When I run the ls -a command from my Perl script, I get it all in one column automatically. Assuming your list is in the column format somehow, however:
@files = sort split / +|\n/, $lsdata; | [reply] [d/l] |
I admit, my initial post was a little short.
Well, yes, I am in a situation where I actually *have to* avoid perl filesystem methods. I'm working on an improved Filesys::Virtual::SSH, as the original doesn't reuse the ssh connection, for example.
The approach is similar to what IPC::PerlSSH does, except that I even have to drop the remote perl from the mix. So this here sshs into remote, and then executes system binaries, reading their output, then parsing this on the local end.
I would try to avoid executing perl on the other end wherever possible.
That's why I'd like to parse the brief "ls -a", in a way that allows all sorts of chars in the filenames.
The more I think about it. I might run into a situation where I can't avoid calling perl on the remote end.
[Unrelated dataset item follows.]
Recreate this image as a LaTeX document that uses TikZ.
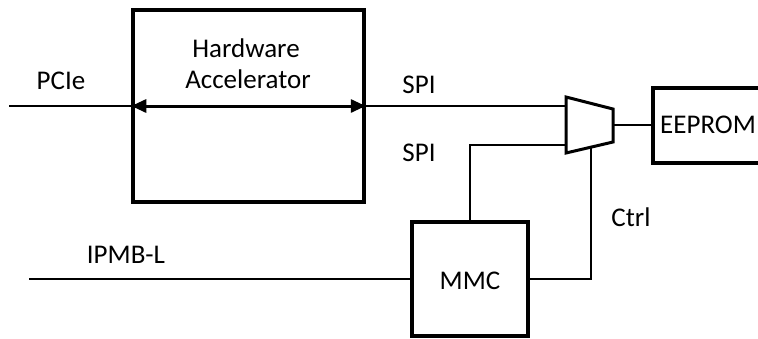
\documentclass[tikz,border=0pt]{standalone}
\usepackage{fontspec}
\setmainfont{Carlito}
\usetikzlibrary{arrows.meta}
\begin{document}
\begin{tikzpicture}[x=1pt,y=-1pt,
  box/.style={draw,line width=3.5pt,inner sep=0pt,fill=white},
  wire/.style={line width=1.6pt},
  thinwire/.style={line width=1.2pt},
  lbl/.style={inner sep=0pt,anchor=base,font=\fontsize{27}{31}\selectfont}]
\useasboundingbox (0,0) rectangle (758,338);
\clip (0,0) rectangle (758,338);
% boxes
\node[box,minimum width=231pt,minimum height=192pt] (hw) at (248.5,106) {};
\node[box,minimum width=116pt,minimum height=114pt] (mmc) at (470,279) {};
\node[box,minimum width=124pt,minimum height=75pt] (eeprom) at (715,125.5) {};
% mux
\coordinate (m1) at (566,97);
\coordinate (m2) at (613,109);
\coordinate (m3) at (613,142);
\coordinate (m4) at (566,153);
\draw[line width=3pt,line join=miter] (m1) -- (m2) -- (m3) -- (m4) -- cycle;
\coordinate (muxA) at (566,106);
\coordinate (muxB) at (566,145);
\coordinate (muxO) at (613,125);
\coordinate (muxC) at (591,147.2);
% free ends
\coordinate (pcieEnd) at (9,106);
\coordinate (ipmbEnd) at (29,279);
% connectors
\draw[thinwire] (pcieEnd) -- (hw.west);
\draw[line width=3pt,{Triangle[length=15pt,width=13pt]}-{Triangle[length=15pt,width=13pt]}] (hw.west) -- (hw.east);
\draw[thinwire] (hw.east) -- (muxA);
\draw[wire] (muxO) -- (eeprom.west |- muxO);
\draw[wire] (muxB) -| (mmc.north);
\draw[wire] (muxC) |- (mmc.east);
\draw[thinwire] (ipmbEnd) -- (mmc.west);
% labels
\node[lbl] (hwl1) at (246,57) {Hardware};
\node[lbl] (hwl2) at (248,88) {Accelerator};
\node[lbl] (pcie) at (61,89) {PCIe};
\node[lbl] (spi1) at (419,93) {SPI};
\node[lbl] (spi2) at (419,161) {SPI};
\node[lbl,anchor=base west] (eel) at (660,133) {EEPROM};
\node[lbl] (ctrl) at (631,226) {Ctrl};
\node[lbl] (ipmb) at (126,263) {IPMB-L};
\node[lbl] (mmcl) at (470,289) {MMC};
\end{tikzpicture}
\end{document}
But really: why should I?? Continuing to use Net::SSH::Expect and solving the parsing of binaries could become a reinvention of the wheel... And perl is also just another binary readily available on most systems. I think I should switch over to IPC::PerlSSH for the hard work. RFC, guys.
| [reply] |
How about
ls -a1
That's the lowercase of the letter A followed by the digit one. It'll get you the list of file-names one per line. Unless you're concerned about silly file-names including newlines.